The exercise → For the copy, please give all of the data again exactly and leave the pictures out.

Data block →
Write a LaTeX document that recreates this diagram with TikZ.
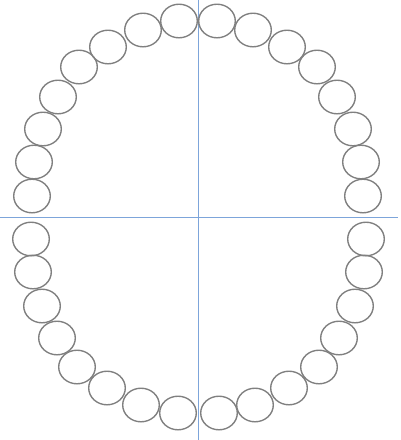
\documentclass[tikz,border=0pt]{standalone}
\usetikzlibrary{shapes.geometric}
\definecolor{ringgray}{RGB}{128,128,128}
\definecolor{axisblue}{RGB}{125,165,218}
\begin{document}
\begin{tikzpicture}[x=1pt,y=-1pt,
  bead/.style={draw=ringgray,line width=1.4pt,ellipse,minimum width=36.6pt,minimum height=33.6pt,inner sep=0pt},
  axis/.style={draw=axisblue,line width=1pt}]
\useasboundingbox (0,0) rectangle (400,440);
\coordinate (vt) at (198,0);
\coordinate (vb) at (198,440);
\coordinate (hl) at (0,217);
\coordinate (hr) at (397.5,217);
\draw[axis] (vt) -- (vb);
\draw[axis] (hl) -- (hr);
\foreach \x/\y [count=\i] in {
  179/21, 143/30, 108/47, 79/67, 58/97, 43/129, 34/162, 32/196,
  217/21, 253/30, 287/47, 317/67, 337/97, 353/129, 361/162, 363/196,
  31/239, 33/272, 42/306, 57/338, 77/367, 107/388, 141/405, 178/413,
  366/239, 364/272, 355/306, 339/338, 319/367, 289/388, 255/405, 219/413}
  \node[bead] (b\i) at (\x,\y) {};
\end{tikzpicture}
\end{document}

Response →
Write a LaTeX document that recreates this diagram with TikZ.
\documentclass[tikz,border=0pt]{standalone}
\usetikzlibrary{shapes.geometric}
\definecolor{ringgray}{RGB}{128,128,128}
\definecolor{axisblue}{RGB}{125,165,218}
\begin{document}
\begin{tikzpicture}[x=1pt,y=-1pt,
  bead/.style={draw=ringgray,line width=1.4pt,ellipse,minimum width=36.6pt,minimum height=33.6pt,inner sep=0pt},
  axis/.style={draw=axisblue,line width=1pt}]
\useasboundingbox (0,0) rectangle (400,440);
\coordinate (vt) at (198,0);
\coordinate (vb) at (198,440);
\coordinate (hl) at (0,217);
\coordinate (hr) at (397.5,217);
\draw[axis] (vt) -- (vb);
\draw[axis] (hl) -- (hr);
\foreach \x/\y [count=\i] in {
  179/21, 143/30, 108/47, 79/67, 58/97, 43/129, 34/162, 32/196,
  217/21, 253/30, 287/47, 317/67, 337/97, 353/129, 361/162, 363/196,
  31/239, 33/272, 42/306, 57/338, 77/367, 107/388, 141/405, 178/413,
  366/239, 364/272, 355/306, 339/338, 319/367, 289/388, 255/405, 219/413}
  \node[bead] (b\i) at (\x,\y) {};
\end{tikzpicture}
\end{document}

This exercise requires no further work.